Other modes like Forge and Theater make a return as well in the game’s multiplayer suite with all the bells and whistles that have been there before. The game’s new co-op mode, Spartan Ops, instead offers a whole new and interesting way to play online with friends. Buddies aren’t necessary for the mode, but it’s encouraged and much easier.
Set six months after the ending of the campaign, Spartan Ops casts players in the role of Crimson Squad, a Spartan fire team scouring Requiem for artifacts and knowledge that can help them to better understand the Forerunners and their technology. There are a few new locales here, but some are taken straight from the campaign, which feels a bit lazy. Players also respawn upon death with no reversion to a checkpoint, so there is almost no danger of failure. Certain secondary objectives can be a bit tough to take on in the higher difficulties, but they’re not needed to beat the mode’s chapters. Despite the relative ease of Spartan Ops, the mode is still fun. Each episode’s introductory cutscene adds more to the story, and players earn medals, points, and commendations to keep their Spartans leveling.

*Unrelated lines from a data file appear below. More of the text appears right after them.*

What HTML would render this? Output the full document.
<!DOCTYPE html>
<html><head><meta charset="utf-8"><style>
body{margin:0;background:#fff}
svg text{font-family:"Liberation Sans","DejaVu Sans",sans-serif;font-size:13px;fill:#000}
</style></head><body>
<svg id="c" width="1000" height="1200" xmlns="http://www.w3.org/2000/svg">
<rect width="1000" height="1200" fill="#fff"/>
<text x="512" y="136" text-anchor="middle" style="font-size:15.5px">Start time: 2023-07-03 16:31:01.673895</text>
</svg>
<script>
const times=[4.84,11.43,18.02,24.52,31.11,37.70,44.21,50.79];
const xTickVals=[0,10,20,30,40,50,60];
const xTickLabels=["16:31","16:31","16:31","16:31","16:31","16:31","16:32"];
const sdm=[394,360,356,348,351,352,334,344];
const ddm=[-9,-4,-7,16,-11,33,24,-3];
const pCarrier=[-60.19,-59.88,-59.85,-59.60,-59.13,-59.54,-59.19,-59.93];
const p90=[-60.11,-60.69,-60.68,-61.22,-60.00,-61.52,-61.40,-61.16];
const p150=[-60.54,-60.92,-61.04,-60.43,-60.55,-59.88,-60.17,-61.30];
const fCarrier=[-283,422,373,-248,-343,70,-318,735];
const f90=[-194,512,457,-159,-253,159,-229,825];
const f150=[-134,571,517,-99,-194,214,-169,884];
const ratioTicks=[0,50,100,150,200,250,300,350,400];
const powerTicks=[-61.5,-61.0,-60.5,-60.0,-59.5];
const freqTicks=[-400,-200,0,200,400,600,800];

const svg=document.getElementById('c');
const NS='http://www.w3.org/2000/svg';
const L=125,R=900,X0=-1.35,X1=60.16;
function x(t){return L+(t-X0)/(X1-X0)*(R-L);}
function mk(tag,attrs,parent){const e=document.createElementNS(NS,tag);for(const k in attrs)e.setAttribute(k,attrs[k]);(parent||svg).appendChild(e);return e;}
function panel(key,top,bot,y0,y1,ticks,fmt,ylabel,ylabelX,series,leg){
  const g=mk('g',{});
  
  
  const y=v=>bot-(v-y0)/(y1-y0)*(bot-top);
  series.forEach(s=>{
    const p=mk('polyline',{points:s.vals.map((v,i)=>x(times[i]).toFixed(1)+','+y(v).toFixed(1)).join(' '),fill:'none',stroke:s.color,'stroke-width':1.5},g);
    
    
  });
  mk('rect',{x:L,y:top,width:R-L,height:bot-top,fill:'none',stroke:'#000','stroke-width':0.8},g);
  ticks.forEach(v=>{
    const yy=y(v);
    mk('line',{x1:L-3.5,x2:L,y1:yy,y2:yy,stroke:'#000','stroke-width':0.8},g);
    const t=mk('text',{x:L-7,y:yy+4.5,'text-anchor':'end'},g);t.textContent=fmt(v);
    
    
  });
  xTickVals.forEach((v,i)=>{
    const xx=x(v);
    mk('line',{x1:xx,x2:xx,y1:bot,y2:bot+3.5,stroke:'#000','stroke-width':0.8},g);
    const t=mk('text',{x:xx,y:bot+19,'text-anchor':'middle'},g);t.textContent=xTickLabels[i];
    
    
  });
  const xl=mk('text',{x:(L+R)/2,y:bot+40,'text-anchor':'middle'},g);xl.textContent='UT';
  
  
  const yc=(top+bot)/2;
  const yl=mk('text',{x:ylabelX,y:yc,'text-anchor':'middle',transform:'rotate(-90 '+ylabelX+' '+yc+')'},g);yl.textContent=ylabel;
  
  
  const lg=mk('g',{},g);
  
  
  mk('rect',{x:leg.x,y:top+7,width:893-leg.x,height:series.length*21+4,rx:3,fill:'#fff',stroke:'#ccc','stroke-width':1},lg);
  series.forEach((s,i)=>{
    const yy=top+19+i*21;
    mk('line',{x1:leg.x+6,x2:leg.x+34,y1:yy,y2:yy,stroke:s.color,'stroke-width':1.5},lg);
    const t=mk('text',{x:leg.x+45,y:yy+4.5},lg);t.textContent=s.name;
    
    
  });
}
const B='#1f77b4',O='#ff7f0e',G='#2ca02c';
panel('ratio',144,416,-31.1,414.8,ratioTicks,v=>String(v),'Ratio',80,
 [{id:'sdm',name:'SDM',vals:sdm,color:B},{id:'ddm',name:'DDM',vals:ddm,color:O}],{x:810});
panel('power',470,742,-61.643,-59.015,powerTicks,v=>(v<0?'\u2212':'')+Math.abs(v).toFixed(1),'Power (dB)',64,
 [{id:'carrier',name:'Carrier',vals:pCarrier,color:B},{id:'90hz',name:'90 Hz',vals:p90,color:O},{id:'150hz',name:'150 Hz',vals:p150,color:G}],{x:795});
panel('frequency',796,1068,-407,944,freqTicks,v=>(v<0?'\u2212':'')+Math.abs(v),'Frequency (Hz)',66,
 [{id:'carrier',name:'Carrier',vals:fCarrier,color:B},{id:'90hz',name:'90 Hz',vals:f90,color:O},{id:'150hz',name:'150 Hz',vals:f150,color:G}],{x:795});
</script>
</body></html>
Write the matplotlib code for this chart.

While the Chief has been out of the fight for quite a while, it’s clear that under the direction of 343 Industries, he remains a force in the gaming universe. Halo 4 could have been a total disaster, ruining a cherished franchise and enraging fanboys across the world. Instead, it has become the series’ new high point. An engaging campaign, incredible sound design, a beautiful new engine, and an addictive multiplayer suite are just some of the reasons why this is the best Halo yet. It may even be the best game of the year.
Welcome home, Chief. You’ve been missed.